Admission up front: I am biased against Bush, in favor of Kerry.  Admission out back: I’m not overly thrilled with Kerry.

I again listened to most of the debate, all but maybe three questions worth, but did not see any of it.  Nothing surprising, although phrases like “flip-flop”, “I have a plan”, “It’s just not credible”, and “You can run, but you can’t hide” were mercifully absent (or at least less prominent) in this debate.

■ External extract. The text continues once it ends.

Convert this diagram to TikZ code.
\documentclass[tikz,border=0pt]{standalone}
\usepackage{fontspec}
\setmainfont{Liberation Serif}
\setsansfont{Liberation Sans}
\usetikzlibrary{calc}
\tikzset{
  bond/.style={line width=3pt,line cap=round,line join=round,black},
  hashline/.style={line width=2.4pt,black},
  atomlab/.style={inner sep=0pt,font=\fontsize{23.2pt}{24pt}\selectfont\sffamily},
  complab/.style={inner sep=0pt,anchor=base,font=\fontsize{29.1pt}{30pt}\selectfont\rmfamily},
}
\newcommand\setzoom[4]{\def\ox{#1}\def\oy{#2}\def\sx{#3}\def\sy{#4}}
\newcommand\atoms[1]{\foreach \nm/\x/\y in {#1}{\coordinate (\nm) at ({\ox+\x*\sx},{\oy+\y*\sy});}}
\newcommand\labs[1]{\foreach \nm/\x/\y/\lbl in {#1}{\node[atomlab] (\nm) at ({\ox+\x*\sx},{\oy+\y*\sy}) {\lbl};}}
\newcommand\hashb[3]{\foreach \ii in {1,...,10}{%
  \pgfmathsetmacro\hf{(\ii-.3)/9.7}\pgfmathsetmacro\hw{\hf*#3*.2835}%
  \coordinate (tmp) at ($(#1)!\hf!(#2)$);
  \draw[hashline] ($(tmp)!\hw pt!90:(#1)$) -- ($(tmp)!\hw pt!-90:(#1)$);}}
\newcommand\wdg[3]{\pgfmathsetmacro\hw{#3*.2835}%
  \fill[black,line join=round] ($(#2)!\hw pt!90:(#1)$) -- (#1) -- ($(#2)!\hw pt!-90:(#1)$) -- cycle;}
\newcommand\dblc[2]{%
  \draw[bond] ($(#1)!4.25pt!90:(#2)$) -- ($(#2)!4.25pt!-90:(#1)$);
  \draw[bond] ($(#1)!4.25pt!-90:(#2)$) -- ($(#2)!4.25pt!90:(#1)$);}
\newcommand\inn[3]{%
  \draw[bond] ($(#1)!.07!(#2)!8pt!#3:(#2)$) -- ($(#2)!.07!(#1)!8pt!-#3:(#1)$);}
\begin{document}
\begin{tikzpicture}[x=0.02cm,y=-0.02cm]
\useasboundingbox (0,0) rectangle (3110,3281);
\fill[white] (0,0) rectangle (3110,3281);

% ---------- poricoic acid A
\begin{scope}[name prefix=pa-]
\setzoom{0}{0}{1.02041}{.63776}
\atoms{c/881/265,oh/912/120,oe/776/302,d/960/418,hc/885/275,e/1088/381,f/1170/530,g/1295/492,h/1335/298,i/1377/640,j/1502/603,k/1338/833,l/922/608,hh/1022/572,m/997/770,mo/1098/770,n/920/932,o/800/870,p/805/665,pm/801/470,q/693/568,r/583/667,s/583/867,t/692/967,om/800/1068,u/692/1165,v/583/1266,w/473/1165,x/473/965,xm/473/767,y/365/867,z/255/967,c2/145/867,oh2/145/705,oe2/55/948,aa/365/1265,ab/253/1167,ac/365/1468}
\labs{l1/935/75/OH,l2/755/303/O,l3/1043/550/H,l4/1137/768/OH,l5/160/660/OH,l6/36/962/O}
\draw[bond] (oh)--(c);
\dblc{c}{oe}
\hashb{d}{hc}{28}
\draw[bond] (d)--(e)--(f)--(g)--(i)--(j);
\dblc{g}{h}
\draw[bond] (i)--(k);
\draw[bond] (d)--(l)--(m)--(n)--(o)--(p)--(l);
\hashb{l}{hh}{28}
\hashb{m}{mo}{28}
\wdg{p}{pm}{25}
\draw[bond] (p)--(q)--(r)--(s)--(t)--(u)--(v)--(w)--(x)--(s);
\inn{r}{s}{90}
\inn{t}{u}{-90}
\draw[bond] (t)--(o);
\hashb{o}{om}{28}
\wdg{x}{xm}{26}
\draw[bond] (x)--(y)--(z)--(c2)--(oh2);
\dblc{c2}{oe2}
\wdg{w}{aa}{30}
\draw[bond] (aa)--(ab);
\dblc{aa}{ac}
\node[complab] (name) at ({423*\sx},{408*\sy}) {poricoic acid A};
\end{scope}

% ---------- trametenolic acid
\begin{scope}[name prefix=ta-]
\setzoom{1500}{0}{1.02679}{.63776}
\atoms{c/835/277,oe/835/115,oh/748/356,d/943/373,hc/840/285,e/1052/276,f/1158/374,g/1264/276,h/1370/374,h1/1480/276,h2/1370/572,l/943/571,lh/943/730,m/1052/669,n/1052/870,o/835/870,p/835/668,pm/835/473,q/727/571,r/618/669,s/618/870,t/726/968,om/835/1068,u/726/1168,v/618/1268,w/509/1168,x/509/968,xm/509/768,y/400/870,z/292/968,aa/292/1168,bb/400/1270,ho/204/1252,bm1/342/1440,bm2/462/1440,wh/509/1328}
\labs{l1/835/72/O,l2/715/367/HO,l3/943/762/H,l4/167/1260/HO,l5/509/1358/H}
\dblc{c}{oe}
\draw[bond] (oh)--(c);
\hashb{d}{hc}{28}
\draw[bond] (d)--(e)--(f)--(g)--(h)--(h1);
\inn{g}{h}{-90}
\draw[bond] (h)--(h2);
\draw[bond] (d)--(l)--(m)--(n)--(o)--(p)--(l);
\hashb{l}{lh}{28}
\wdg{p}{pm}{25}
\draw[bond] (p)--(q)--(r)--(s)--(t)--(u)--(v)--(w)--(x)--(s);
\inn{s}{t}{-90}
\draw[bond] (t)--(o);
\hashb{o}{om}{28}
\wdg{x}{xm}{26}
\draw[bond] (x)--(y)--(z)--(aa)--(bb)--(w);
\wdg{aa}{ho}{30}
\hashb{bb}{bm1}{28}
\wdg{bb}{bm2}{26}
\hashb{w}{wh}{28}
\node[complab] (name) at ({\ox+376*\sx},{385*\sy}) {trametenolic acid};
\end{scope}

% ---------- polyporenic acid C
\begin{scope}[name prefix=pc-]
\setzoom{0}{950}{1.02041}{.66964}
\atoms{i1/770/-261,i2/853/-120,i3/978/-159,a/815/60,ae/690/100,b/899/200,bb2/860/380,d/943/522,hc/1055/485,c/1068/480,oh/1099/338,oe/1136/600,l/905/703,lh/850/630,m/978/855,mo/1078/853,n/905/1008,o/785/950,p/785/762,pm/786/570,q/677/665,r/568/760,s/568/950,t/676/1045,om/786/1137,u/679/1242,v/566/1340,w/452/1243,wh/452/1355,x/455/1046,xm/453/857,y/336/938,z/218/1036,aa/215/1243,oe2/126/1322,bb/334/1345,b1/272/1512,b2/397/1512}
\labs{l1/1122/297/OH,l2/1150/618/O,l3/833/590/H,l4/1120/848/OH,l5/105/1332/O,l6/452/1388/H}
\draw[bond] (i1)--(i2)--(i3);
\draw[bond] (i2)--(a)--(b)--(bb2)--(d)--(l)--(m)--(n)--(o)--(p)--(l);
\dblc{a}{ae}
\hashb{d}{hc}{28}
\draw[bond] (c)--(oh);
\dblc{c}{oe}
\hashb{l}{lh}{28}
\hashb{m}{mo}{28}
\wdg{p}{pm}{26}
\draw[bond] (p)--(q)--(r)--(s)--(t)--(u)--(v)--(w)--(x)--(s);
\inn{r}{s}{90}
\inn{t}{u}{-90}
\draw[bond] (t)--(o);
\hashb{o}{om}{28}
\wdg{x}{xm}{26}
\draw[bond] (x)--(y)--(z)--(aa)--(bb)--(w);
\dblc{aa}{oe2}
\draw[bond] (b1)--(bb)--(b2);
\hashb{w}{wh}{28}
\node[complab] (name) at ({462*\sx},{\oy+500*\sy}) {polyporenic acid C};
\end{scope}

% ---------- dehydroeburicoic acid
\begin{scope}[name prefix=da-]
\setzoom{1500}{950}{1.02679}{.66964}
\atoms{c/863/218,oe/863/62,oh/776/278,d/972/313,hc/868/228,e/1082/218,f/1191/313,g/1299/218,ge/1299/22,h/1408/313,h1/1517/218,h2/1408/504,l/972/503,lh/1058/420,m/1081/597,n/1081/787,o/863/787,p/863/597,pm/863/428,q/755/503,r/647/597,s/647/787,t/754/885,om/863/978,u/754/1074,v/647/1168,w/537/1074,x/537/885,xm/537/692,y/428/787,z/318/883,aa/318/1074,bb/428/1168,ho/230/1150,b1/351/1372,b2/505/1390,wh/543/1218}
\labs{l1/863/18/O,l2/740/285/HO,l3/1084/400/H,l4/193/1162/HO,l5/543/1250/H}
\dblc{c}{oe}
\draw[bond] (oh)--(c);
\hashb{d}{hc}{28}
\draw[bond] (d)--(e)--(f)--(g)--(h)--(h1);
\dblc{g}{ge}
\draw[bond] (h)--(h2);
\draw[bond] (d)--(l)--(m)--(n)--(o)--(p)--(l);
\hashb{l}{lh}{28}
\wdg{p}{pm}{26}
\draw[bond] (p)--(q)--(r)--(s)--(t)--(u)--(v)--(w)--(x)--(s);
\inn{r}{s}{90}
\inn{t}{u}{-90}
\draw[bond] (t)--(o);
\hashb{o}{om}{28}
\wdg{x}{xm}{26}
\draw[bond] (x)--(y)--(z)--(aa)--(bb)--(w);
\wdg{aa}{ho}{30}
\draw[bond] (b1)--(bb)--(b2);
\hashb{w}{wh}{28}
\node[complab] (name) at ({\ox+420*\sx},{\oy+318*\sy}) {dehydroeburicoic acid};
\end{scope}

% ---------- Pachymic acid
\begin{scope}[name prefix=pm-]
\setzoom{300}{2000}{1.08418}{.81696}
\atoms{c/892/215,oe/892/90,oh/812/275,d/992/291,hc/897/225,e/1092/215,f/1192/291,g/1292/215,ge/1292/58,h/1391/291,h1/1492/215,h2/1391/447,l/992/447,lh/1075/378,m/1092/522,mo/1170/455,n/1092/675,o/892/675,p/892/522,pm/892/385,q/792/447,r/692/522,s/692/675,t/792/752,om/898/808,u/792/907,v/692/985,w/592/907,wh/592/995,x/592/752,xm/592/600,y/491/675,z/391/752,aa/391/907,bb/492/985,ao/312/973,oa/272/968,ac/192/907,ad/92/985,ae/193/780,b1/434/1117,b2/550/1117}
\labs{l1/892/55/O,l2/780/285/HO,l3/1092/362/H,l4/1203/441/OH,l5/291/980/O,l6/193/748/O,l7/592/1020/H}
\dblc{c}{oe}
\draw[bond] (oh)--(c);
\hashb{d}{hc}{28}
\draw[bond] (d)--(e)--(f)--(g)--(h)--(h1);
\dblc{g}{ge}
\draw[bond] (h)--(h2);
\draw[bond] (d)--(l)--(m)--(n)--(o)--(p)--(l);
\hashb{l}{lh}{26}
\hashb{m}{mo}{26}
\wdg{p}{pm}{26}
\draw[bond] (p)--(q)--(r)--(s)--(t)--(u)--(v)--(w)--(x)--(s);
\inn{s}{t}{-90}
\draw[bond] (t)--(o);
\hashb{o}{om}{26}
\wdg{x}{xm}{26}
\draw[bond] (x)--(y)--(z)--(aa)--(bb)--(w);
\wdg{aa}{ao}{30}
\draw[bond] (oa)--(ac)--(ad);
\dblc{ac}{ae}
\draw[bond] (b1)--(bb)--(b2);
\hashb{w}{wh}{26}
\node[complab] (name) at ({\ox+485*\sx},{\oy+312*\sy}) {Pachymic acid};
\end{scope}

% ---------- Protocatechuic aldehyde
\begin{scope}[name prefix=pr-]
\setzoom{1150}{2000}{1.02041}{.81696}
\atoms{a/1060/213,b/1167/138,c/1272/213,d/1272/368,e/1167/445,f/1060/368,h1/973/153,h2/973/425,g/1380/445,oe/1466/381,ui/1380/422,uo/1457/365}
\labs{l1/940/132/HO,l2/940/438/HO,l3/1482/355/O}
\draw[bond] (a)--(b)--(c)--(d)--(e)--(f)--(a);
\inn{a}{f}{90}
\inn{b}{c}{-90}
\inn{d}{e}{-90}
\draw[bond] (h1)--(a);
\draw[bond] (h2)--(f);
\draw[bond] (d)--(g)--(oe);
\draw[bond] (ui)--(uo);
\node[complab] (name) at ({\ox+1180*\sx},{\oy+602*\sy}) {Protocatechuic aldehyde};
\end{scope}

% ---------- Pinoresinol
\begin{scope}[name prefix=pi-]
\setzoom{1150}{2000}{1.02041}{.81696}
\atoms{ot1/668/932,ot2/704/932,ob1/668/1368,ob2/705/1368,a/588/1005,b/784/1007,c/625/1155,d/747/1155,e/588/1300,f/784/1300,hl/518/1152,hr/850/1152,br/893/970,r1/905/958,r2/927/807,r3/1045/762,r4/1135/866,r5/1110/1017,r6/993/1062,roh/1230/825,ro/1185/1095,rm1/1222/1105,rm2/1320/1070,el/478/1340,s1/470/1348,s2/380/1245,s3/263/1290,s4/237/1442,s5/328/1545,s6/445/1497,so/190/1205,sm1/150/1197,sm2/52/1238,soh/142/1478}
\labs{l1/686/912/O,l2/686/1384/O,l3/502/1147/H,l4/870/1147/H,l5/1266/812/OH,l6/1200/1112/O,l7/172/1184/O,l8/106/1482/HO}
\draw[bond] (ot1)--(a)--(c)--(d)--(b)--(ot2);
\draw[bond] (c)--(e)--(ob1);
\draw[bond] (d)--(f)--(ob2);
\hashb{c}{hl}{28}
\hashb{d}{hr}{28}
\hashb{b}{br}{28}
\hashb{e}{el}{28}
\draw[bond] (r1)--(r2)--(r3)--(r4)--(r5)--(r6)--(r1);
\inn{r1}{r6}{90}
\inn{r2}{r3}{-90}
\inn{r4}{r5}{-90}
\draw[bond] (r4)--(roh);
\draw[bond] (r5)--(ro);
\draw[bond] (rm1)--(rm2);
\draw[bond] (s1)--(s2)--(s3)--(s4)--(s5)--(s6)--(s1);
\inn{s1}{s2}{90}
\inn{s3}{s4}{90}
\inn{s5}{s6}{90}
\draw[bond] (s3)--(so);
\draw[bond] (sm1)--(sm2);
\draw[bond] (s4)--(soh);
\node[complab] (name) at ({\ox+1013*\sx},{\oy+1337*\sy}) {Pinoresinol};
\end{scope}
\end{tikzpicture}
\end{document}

  • Is there anything which can’t be solved by Pell Grants, Mr. Bush?
     
  • “No litmus test on judges” as the answer to whether you’ll try to overturn Roe v. Wade?  We’ll take that dodge as a “Yes,” since you didn’t say no.  Not that anything but “Yes” could be expected, given the Republican platform plank this year seeking a Constitutional amendment outlawing all abortions.  (And Bush has already said he does have a litmus test: strict Constitutional interpretation.  Flip-flop much, Mr. President?)
     
  • Speaking of Dodge City, what kind of an answer was that on the Minimum Wage?  For a 25 year-old single mother working at Taco Bell, education (and Pell Grants) are not the answer.  A 40% pay hike from $5-something an hour to $7-something an hour, that will help.  (Not that education isn’t important, but that pays off 2, 5, 10 years down the line, and it doesn’t do shit for those who are below the poverty line now.)
     
  • Kerry is being painted as not just a liberal, but a liberal from Massachusetts.  I’m inclined to interpret that as code for “He supports gay marriage,” despite Kerry’s protests to the contrary.  Same-sex civil marriage is the most prominent recent event pushing Massachusetts into the hearts and minds of Americans.
     
  • In one question, Kerry made a reference to there being two education systems in this country, one for the haves and one for the have nots.  (Or something similar to that.)  While that mostly plays to Edwards’s “Two Americas” speech, it also may be code for Kerry not supporting Charter Schools, since such are usually painted as either a benefit only for better-off families, or as a method for publicly funding religious-oriented schools.